Temperature and Pressure Effects on Lattice Properties of Pure C60 Solid

TL;DR

This paper uses an atom-atom potential model to analyze how temperature and pressure influence the lattice, structural, and thermodynamic properties of pure C60 solid, validating the model against experimental data.

Contribution

It demonstrates that an improved potential model can accurately predict various properties of C60 solid under different conditions, confirming its validity without modifications.

Findings

The model reproduces bulk modulus and lattice structure accurately.

Thermal expansion and phonon frequency shifts match experimental trends.

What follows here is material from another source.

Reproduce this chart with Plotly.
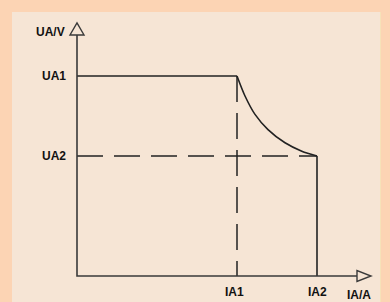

The potential serves as a basis for studying doped and polymerized C60 systems.

Abstract

A simple model based on atom-atom potential has been used to calculate various bulk, structural and thermodynamic properties of pure C_{60} solid by including implicit anharmonicity. The pressure and temperature dependent properties such as bulk modulus, lattice and orientational structure, thermal expansion, phonon frequency shift, Gruneisen parameters, heat capacity and entropy have been calculated and compared with available data. Though results for some of these properties have been calculated earlier, using improved potential models to suit C60 solid, this paper ascertains the extent of validity of a potential used successfully in the past explaining the observed properties of aromatic hydrocarbons. The same potential used without modification does reproduce, barring orientational absolute minimum configuration, broadly, all the other calculated properties to similar degree of accuracy. It thus provides a platform to include additional terms for interpreting properties of doped C60 solids and polymerized C60 systems.